18. Somut olayda başvurucu 3/7/2007
tarihinde Ceyhan Sulh Ceza Mahkemesince tutuklanmış ve yargılandığı davada
mahkûmiyet kararının verildiği 15/6/2012 tarihinde başvurucunun “suç isnadına bağlı olarak tutukluluk” hali
sona ermiştir.
19. Açıklanan nedenlerle,
başvurucunun “kişi hürriyeti ve
güvenliğinin” ihlal edildiği yönündeki şikâyetlerine konu olayda
tutuklamaya ilişkin nihai kararın Anayasa Mahkemesinin zaman bakımından
yetkisinin başladığı 23/9/2012 tarihinden önce verildiği anlaşıldığından
başvurunun “zaman bakımından yetkisizlik”

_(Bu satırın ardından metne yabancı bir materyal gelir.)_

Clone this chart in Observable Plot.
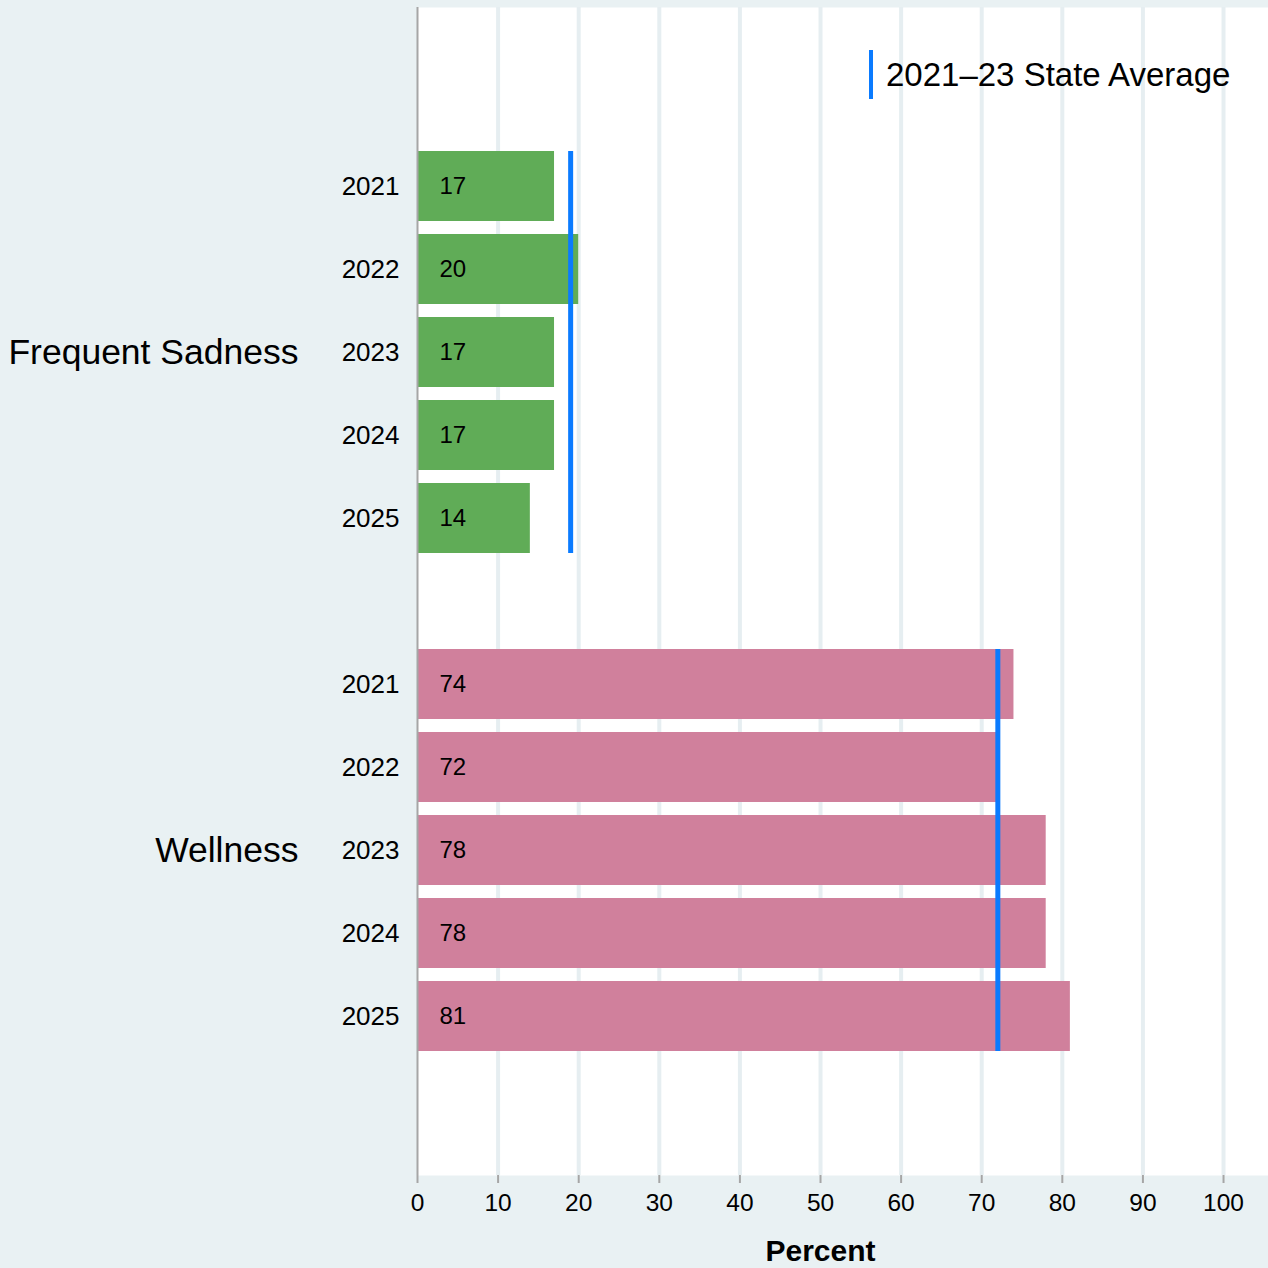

nedeniyle kabul edilemez olduğuna karar verilmesi gerekir.
V. HÜKÜM
Açıklanan
gerekçelerle, başvurunun, “zaman bakımından
yetkisizlik” nedeniyle KABUL
EDİLEMEZ OLDUĞUNA, yargılama giderlerinin başvurucu üzerinde
bırakılmasına, 17/7/2014 tarihinde OY
BİRLİĞİYLE karar verildi.
Sayın kullanıcılarımız, siteden kaldırılmasını istediğiniz karar için veya isim düzeltmeleri için bilgi@abakusyazilim.com.tr adresine mail göndererek bildirimde bulunabilirsiniz.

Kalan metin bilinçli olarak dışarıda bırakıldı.